The most amazing contradiction is that a safety net should, on the contrary, increase the possibilities to take risks: it provides a secure base, hence a higher possibility to go and investigate what is happening in the world. It should provide a last resort protection if one falls during a particularly challenging balancing act, and hence enable these balancing acts to be attempted.
How can we redesign the social safety net institutions we inherited from the Industrial Age to make them a source of risk-taking and entrepreneurship? One suggestion is to make them really a last-resort safety net that intervenes only to prevent a deadly fall; but not a system on which people rely even for minor events; thus, it would avoid having too many people dependent on the protection provided at any moment.
In any case, a deep reform of this Industrial Age institution is required to make it the risk-releasing tool it should always have been.
According to Tony Robbins, “The quality of your life is in direct proportion to the amount of uncertainty you can comfortably live with“.
This quote can be taken in two ways.
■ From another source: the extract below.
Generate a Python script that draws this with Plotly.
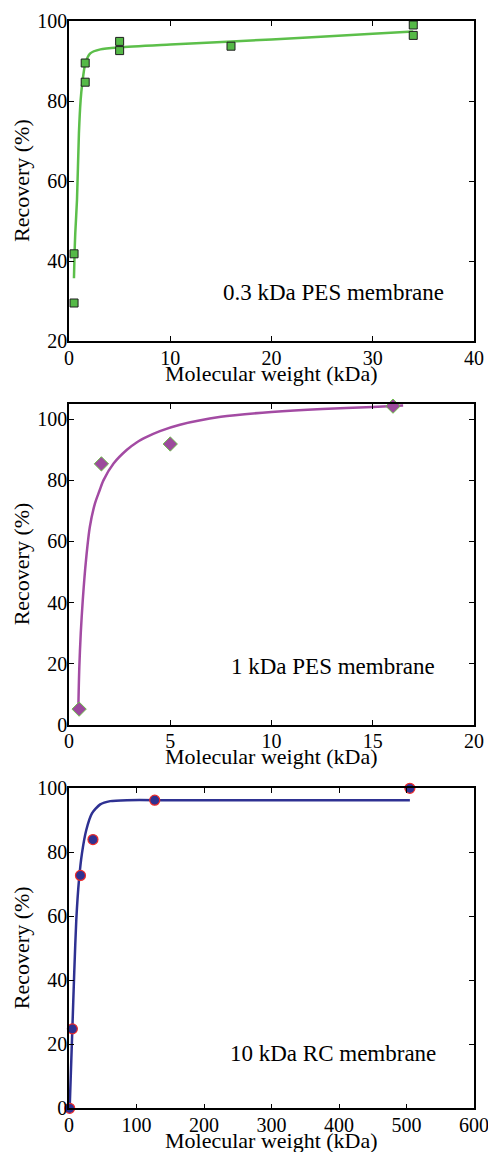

A first, protective way is to suppose that the more you can bear uncertainty, the least disturbed you will be by what is happening around you and the happier you will be. This is quite a limited view which will not lead to transforming your life.
I certainly prefer to think of uncertainty rather as a source of opportunity – a second way to understand this quote. Uncertainty is the key for unexpected success in today’s increasingly complex world. The unexpected encounters, unforeseeable events or the unexpected viral effect of an artistic production actually shape much of today’s world. Just before these uncertain things happen, uncertainty was at its maximum. Just after, our world and existence took a turn. The world branched out. If you can’t bear the high level of uncertainty linked with releasing something to the world, then you can’t shape it. You can’t shape your life.
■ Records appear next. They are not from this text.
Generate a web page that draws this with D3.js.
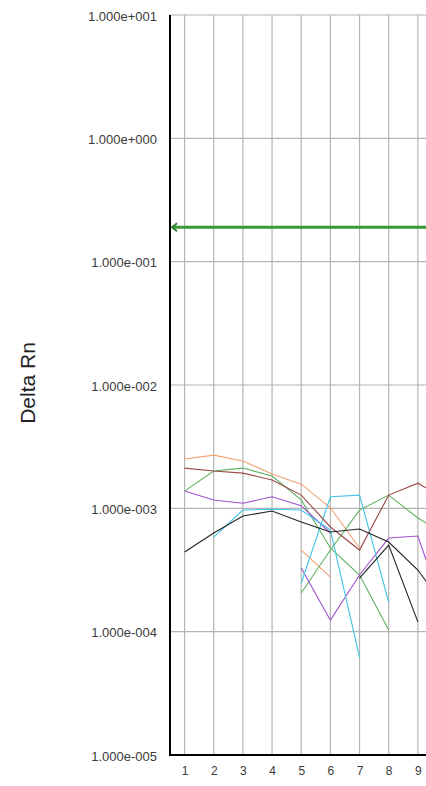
<!DOCTYPE html>
<html><head><meta charset="utf-8">
<script src="https://cdn.jsdelivr.net/npm/d3@7"></script>
<style>html,body{margin:0;padding:0;background:#fff;overflow:hidden}</style>
</head><body>
<svg id="chart" width="426" height="786"></svg>
<script>
const cycles = [1,2,3,4,5,6,7,8,9,10];
const xTicks = [1,2,3,4,5,6,7,8,9];
const yTicks = [1e-5,1e-4,1e-3,1e-2,1e-1,1,10];
const yTickLabels = ["1.000e-005","1.000e-004","1.000e-003","1.000e-002","1.000e-001","1.000e+000","1.000e+001"];
const threshold = 0.19;
const yTitle = "Delta Rn";

const orangeA = [0.00251,0.00270,0.00242,0.00190,0.00157,0.00101,0.000477,null,null,null];
const orangeB = [null,null,null,null,0.000459,0.000277,null,null,null,null];
const brown   = [0.00212,0.00201,0.00193,0.00170,0.00128,0.000706,0.000459,0.00128,0.00160,0.00117];
const green1  = [0.00138,0.00201,0.00212,0.00183,0.00117,0.000477,0.000288,0.000103,null,null];
const green2  = [null,null,null,null,0.000206,0.000459,0.000968,0.00128,0.000834,0.000608];
const purple1 = [0.00138,0.00117,0.00110,0.00124,0.00105,0.000631,null,null,null,null];
const purple2 = [null,null,null,null,0.000328,0.000124,0.000288,0.000574,0.000596,0.000124];
const cyan1   = [null,0.000585,0.000968,0.000984,0.000968,0.000667,0.000062,null,null,null];
const cyan2   = [null,null,null,null,0.000248,0.00124,0.00128,0.000174,null,null];
const black1  = [0.000443,0.000631,0.000867,0.000951,0.000774,0.000643,0.000680,0.000533,0.000316,0.000150];
const black2  = [null,null,null,null,null,null,0.000272,0.000504,0.000120,null];

const series = [
  {values: orangeA, color: "#f2a070"},
  {values: orangeB, color: "#f2a070"},
  {values: green1, color: "#60b060"},
  {values: green2, color: "#60b060"},
  {values: purple1, color: "#a050d0"},
  {values: purple2, color: "#a050d0"},
  {values: cyan1, color: "#40c4e8"},
  {values: cyan2, color: "#40c4e8"},
  {values: brown, color: "#9a4848"},
  {values: black1, color: "#222222"},
  {values: black2, color: "#222222"}
];

const svg = d3.select("#chart");
const mLeft = 170, mTop = 15, mBottom = 755, step = 29.16;
const x = d3.scaleLinear().domain([0.5, 1.5]).range([mLeft, mLeft + step]);
const y = d3.scaleLog().domain([1e-5, 10]).range([mBottom, mTop]);

// gridlines
const grid = svg.append("g");
grid.selectAll("line.v").data(xTicks).enter().append("line")
  .attr("x1", d => x(d)).attr("x2", d => x(d))
  .attr("y1", mTop).attr("y2", mBottom)
  .attr("stroke", "#b4b4b4").attr("stroke-width", 1.2);
grid.selectAll("line.h").data(yTicks).enter().append("line")
  .attr("x1", mLeft).attr("x2", 426)
  .attr("y1", d => y(d)).attr("y2", d => y(d))
  .attr("stroke", "#b4b4b4").attr("stroke-width", 1.2);

// axes
const yAxis = d3.axisLeft(y).tickValues(yTicks)
  .tickFormat((d, i) => yTickLabels[i]).tickSize(0).tickPadding(13);
const gy = svg.append("g").attr("transform", `translate(${mLeft},1)`).call(yAxis);
gy.select(".domain").remove();
gy.selectAll("text").attr("font-family", "Arial, Liberation Sans, sans-serif")
  .attr("font-size", 13).attr("fill", "#3a3a3a");

const xAxis = d3.axisBottom(x).tickValues(xTicks).tickFormat(d3.format("d")).tickSize(0).tickPadding(11);
const gx = svg.append("g").attr("transform", `translate(0,${mBottom})`).call(xAxis);
gx.select(".domain").remove();
gx.selectAll("text").attr("font-family", "Arial, Liberation Sans, sans-serif")
  .attr("font-size", 12).attr("fill", "#3a3a3a");

// data lines
const line = d3.line()
  .defined(d => d.v != null)
  .x(d => x(d.c)).y(d => y(d.v));
svg.append("g").selectAll("path").data(series).enter().append("path")
  .attr("d", s => line(cycles.map((c, i) => ({c, v: s.values[i]}))))
  .attr("fill", "none").attr("stroke", s => s.color).attr("stroke-width", 1.1);

// axis lines
svg.append("line").attr("x1", mLeft).attr("x2", mLeft).attr("y1", mTop).attr("y2", mBottom + 1)
  .attr("stroke", "#000").attr("stroke-width", 2);
svg.append("line").attr("x1", mLeft).attr("x2", 426).attr("y1", mBottom).attr("y2", mBottom)
  .attr("stroke", "#000").attr("stroke-width", 2);

// threshold
const ty = y(threshold);
svg.append("line").attr("x1", mLeft + 2).attr("x2", 426).attr("y1", ty).attr("y2", ty)
  .attr("stroke", "#3a9a3a").attr("stroke-width", 3);
svg.append("path")
  .attr("d", `M${mLeft + 7},${ty - 4} L${mLeft + 2},${ty} L${mLeft + 7},${ty + 4}`)
  .attr("fill", "none").attr("stroke", "#2e7d2e").attr("stroke-width", 1.8);

// y title
svg.append("text")
  .attr("transform", `translate(35,383) rotate(-90)`)
  .attr("text-anchor", "middle")
  .attr("font-family", "Arial, Liberation Sans, sans-serif")
  .attr("font-size", 21).attr("fill", "#222")
  .text(yTitle);
</script>
</body></html>
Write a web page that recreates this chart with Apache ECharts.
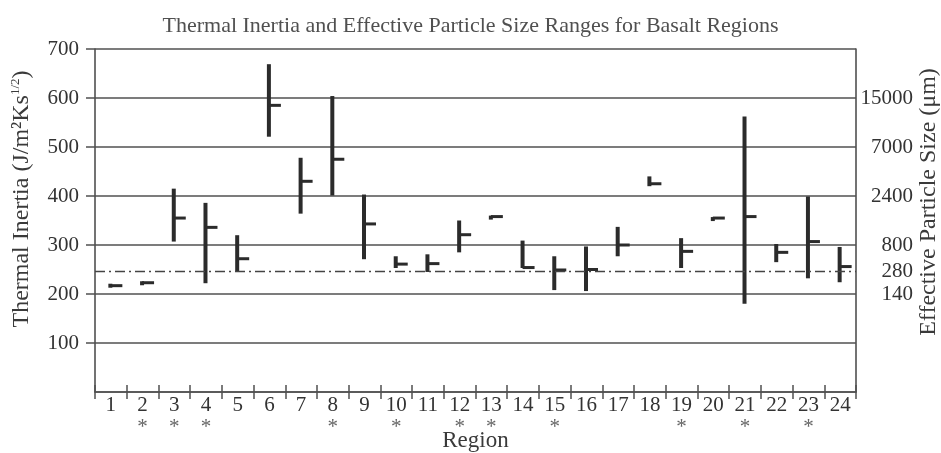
<!DOCTYPE html>
<html>
<head>
<meta charset="utf-8">
<script src="https://cdn.jsdelivr.net/npm/echarts@6/dist/echarts.min.js"></script>
<style>
  html, body { margin: 0; padding: 0; background: #fff; }
  #chart { width: 941px; height: 453px; }
</style>
</head>
<body>
<div id="chart"></div>
<script>
// regions and thermal inertia ranges (J/m2Ks1/2)
const regions = ['1','2','3','4','5','6','7','8','9','10','11','12','13','14','15','16','17','18','19','20','21','22','23','24'];
const tiMin  = [213, 220, 307, 222, 245, 521, 364, 401, 271, 253, 245, 285, 357, 253, 208, 206, 277, 420, 253, 353, 180, 265, 232, 224];
const tiMax  = [221, 226, 415, 386, 320, 669, 478, 604, 403, 277, 281, 350, 360, 309, 277, 297, 337, 440, 314, 357, 562, 302, 399, 296];
const tiMean = [217, 223, 355, 336, 272, 585, 430, 475, 343, 261, 262, 321, 358, 254, 249, 250, 300, 425, 287, 355, 358, 285, 307, 256];
// regions marked with an asterisk under the axis
const marks = ['', '*', '*', '*', '', '', '', '*', '', '*', '', '*', '*', '', '*', '', '', '', '*', '', '*', '', '*', ''];
// right axis: particle size labels placed at thermal inertia values
const sizeTickValues = [200, 246, 300, 400, 500, 600];
const sizeTickLabels = ['140', '280', '800', '2400', '7000', '15000'];
const dividerValue = 246;

const serif = 'Liberation Serif';
const ink = '#2b2b2b';
const lineCol = '#505050';

const chart = echarts.init(document.getElementById('chart'));

function renderItem(params, api) {
  const i = api.value(0);
  const top = api.coord([i, api.value(2)]);
  const bot = api.coord([i, api.value(1)]);
  const mid = api.coord([i, api.value(3)]);
  const h = Math.max(bot[1] - top[1], 4);
  return {
    type: 'group',
    children: [
      { type: 'rect', shape: { x: top[0] - 2.5, y: top[1], width: 4, height: h }, style: { fill: ink } },
      { type: 'rect', shape: { x: top[0] - 0.5, y: mid[1] - 1.5, width: 12, height: 3 }, style: { fill: ink } }
    ]
  };
}

const option = {
  backgroundColor: '#fff',
  animation: false,
  title: {
    text: 'Thermal Inertia and Effective Particle Size Ranges for Basalt Regions',
    left: 'center',
    top: 10,
    textStyle: { fontFamily: serif, fontSize: 22, fontWeight: 'normal', color: '#505050' }
  },
  grid: { left: 95, right: 85, top: 49, bottom: 61, outerBoundsMode: 'none' },
  xAxis: [
    {
      type: 'category',
      position: 'bottom',
      data: regions,
      boundaryGap: true,
      name: 'Region',
      nameLocation: 'middle',
      nameGap: 37,
      nameTextStyle: { fontFamily: serif, fontSize: 23, color: '#3a3a3a' },
      axisLine: { lineStyle: { color: lineCol, width: 1.6 } },
      axisTick: { show: true, interval: 0, length: 7, lineStyle: { color: lineCol, width: 1.5 } },
      axisLabel: { interval: 0, margin: 3, fontFamily: serif, fontSize: 21, color: '#333' }
    },
    {
      type: 'category',
      position: 'bottom',
      data: regions,
      boundaryGap: true,
      axisLine: { show: false },
      axisTick: { show: true, inside: true, interval: 0, length: 7, lineStyle: { color: lineCol, width: 1.5 } },
      axisLabel: { show: false }
    },
    {
      type: 'category',
      position: 'bottom',
      data: regions,
      boundaryGap: true,
      axisLine: { show: false },
      axisTick: { show: false },
      axisLabel: {
        interval: 0, margin: 25, fontFamily: serif, fontSize: 21, color: '#666',
        formatter: function (v, idx) { return marks[idx]; }
      }
    }
  ],
  yAxis: [
    {
      type: 'value',
      min: 0,
      max: 700,
      interval: 100,
      axisLine: { show: true, lineStyle: { color: lineCol, width: 1.6 } },
      axisTick: { show: true, length: 9, lineStyle: { color: lineCol, width: 1.5 } },
      axisLabel: { showMinLabel: false, margin: 16, fontFamily: serif, fontSize: 21, color: '#333' },
      splitLine: { show: true, lineStyle: { color: lineCol, width: 1.6 } }
    },
    {
      type: 'value',
      position: 'right',
      min: 0,
      max: 700,
      axisLine: { show: true, lineStyle: { color: lineCol, width: 1.6 } },
      axisTick: { show: false },
      splitLine: { show: false },
      axisLabel: {
        customValues: sizeTickValues,
        margin: 57,
        align: 'right',
        fontFamily: serif,
        fontSize: 21,
        color: '#333',
        formatter: function (v) {
          const k = sizeTickValues.indexOf(v);
          return k >= 0 ? sizeTickLabels[k] : '';
        }
      }
    }
  ],
  graphic: [
    {
      type: 'text',
      x: 22,
      y: 199,
      rotation: Math.PI / 2,
      style: {
        text: '{a|Thermal Inertia (J/m²Ks}{s|1/2}{a|)}',
        align: 'center',
        verticalAlign: 'middle',
        rich: {
          a: { fontFamily: serif, fontSize: 24, fill: '#3a3a3a', lineHeight: 26 },
          s: { fontFamily: serif, fontSize: 13, fill: '#3a3a3a', verticalAlign: 'top', lineHeight: 26 }
        }
      }
    },
    {
      type: 'text',
      x: 929,
      y: 202,
      rotation: Math.PI / 2,
      style: {
        text: 'Effective Particle Size (μm)',
        align: 'center',
        verticalAlign: 'middle',
        fontFamily: serif,
        fontSize: 24,
        fill: '#3a3a3a'
      }
    }
  ],
  series: [
    {
      type: 'custom',
      xAxisIndex: 0,
      yAxisIndex: 0,
      renderItem: renderItem,
      encode: { x: 0, y: [1, 2, 3] },
      data: regions.map(function (r, i) { return [i, tiMin[i], tiMax[i], tiMean[i]]; }),
      markLine: {
        silent: true,
        symbol: 'none',
        label: { show: false },
        lineStyle: { color: '#444', width: 1.4, type: [10, 4, 2, 4] },
        data: [{ yAxis: dividerValue }]
      }
    }
  ]
};

chart.setOption(option);
</script>
</body>
</html>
Living with uncertainty is at the same time uncomfortable and exciting. It is not a character trait, it is a choice. So, are you ready to choose to live with a high level of uncertainty in your life? Are you ready to grab those opportunities that will come close to you?
“After you plant a seed in the ground you don’t dig it up every week to see how it is doing” – William Coyne, former 3M executive, quoted in “Weird Ideas that Work” by Robert Sutton.
This sentence was used in the context of creativity: when you’re planting a seed for a new product or a new idea, leave it undisturbed for a while to grow! It is the seedling that is the most fragile phase and needs to be protected.
For example, make sure creative teams operate outside the rush of the corporate world; or on a personal note, make sure that you give time for an idea to grow a bit before exposing it to the harshness of the world.
Because any new idea is just a fragile air draft that can disappear instantly. Because new ideas are precious and need time to grow and develop.
How well are you protecting your new ideas to let them grow enough to face the world?
“Fundamentally, the world is uncertain. Decisions are about the future and your place in the future when that future is uncertain. So what is the key thing you can do to prepare for that uncertainty? You can have the right people with you“.
The next time, instead of spending too much time developing spreadsheet projections over the next decades (which mean absolutely nothing), focus your energy on getting the right people in. Not just people like you, but a diverse and complementary team. Then through conflict and discussions, you’ll make your way through this complex world.
Where is your team right now? When do you start building it to thrive in this complex world?